Sport is more than test of skill
Usually it's prompted by something I've said about an incident that just occurred on the field of play, something physical.
Straight off, let me emphasise that I do not condone dirty play. In fact I despise it and have no respect for those who indulge in it. But I don't have any problem at all with hard, physical play, even when sometimes it might appear, to the untrained eye, to have gone over the top.
I started my adult hurling career over 31 years ago after coming back from a fairly sterile 18 months in London. I'm not sure if the third-man tackle was still legal at the time, certainly I grew up with it, but even if it wasn't, junior hurling in North Cork was no place to be if you couldn't stand up to a physical challenge. At the time, tournaments were big, and being on the Cork/Limerick border we were invited to play in many an inter-county tournament, where there was often a lot more at stake than just parish pride.
Some of those games were lethal, went way beyond what was accepted as sport even in those less-civilised days.
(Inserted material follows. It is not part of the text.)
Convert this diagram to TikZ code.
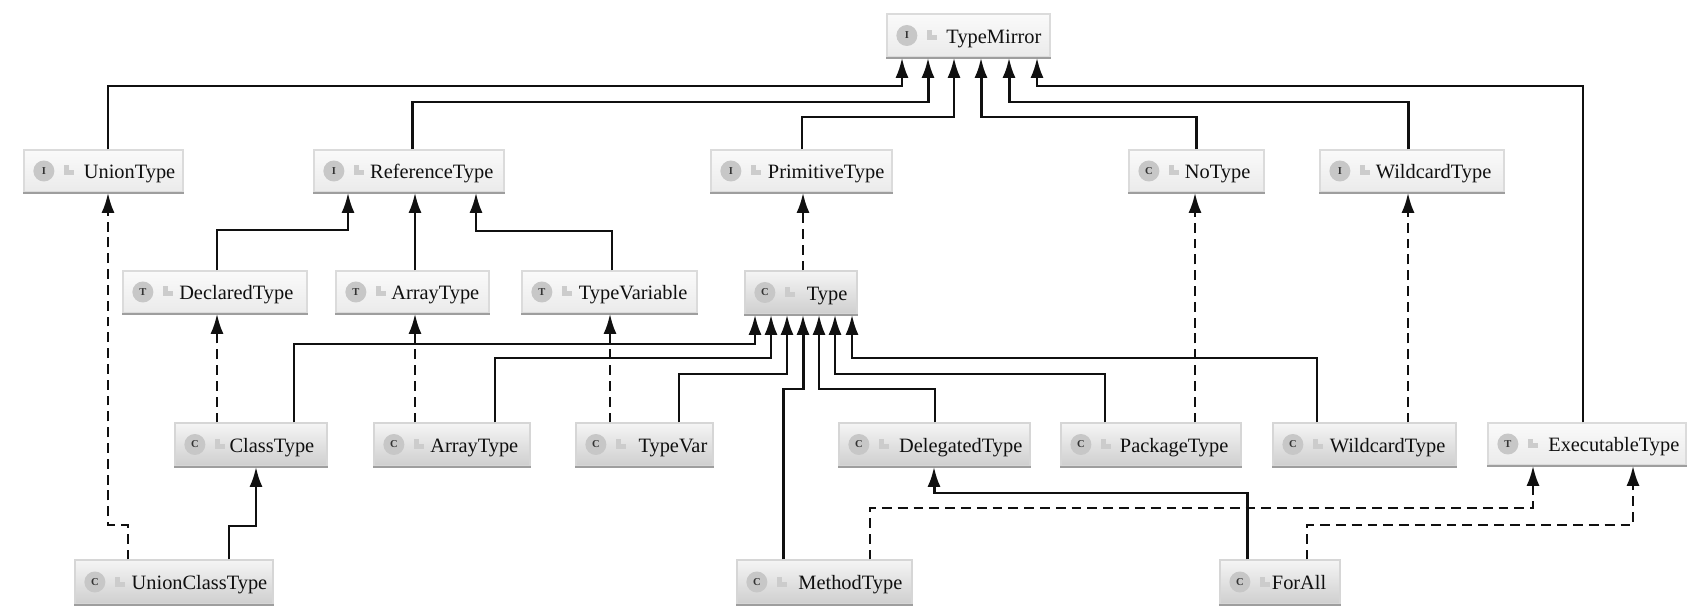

In one such tournament I got hit across the side of the head from behind, pole of the hurley, which left me deafened in one ear for several months. There is no place for that in any sport. But neither is sport a test of skill alone.
Nerve, courage, confidence, character, the ability to perform and excel under pressure, these are all part and parcel of sport, especially team sport. As I developed on the hurling field, even on the training field, I was tested many times in all the above departments. But over the years also, you learn to set those tests for others.
There are those who think hurling is, or should be, just about ball-control, about the players being able to take the sphere on the stick and do magic tricks with it, on the run, at speed. But hurling is like any other art, it's not always just what you see.
This weekend, Waterford and Clare meet in the All- Ireland semi-final. The last times these sides met in championship was in the 1988 Munster final replay. Because of what happened in that game, especially in the opening minutes, and even more so because of what happened afterwards, that game has gone into the GAA annals of shame.
It shouldn't have. I was at that game, and while it was a little over the top at the beginning, I never saw it as being dangerous, never saw the kind of real viciousness I often endured myself.
But that was on the pitch. Afterwards was a different story and some players, one in particular, suffered grievously. It was wrong then, wrong today.
This game is again going to be a torrid affair. It's an All-Ireland semi-final and again there will be tests set, questions asked by both teams. How much hunger have you got? How badly do you want this, how much fire in the belly?
That is the game lads, that's hurling, that's sport. If I want to see just the skills, they're down at our training ground every day. But if I want to see hurling, I go to see championship.
Last Friday night I saw a real exhibition when, under extreme pressure, Neil Ronan scored 13 points from 18, and we advanced to the Cork county senior quarter-final that's the same Neil Ronan who has yet to be played in his best position for the county. A few days prior to that, we won the North Cork Junior B championship for the first time since 1948. Contrary to what our captain, Michael O'Mahony, said in his cup acceptance speech, I wasn't playing back then. But I did play on Tuesday.
Ballyhea? Junior hurler? Yes and yes. But letting myself down? Never, lads, because that's where it all starts.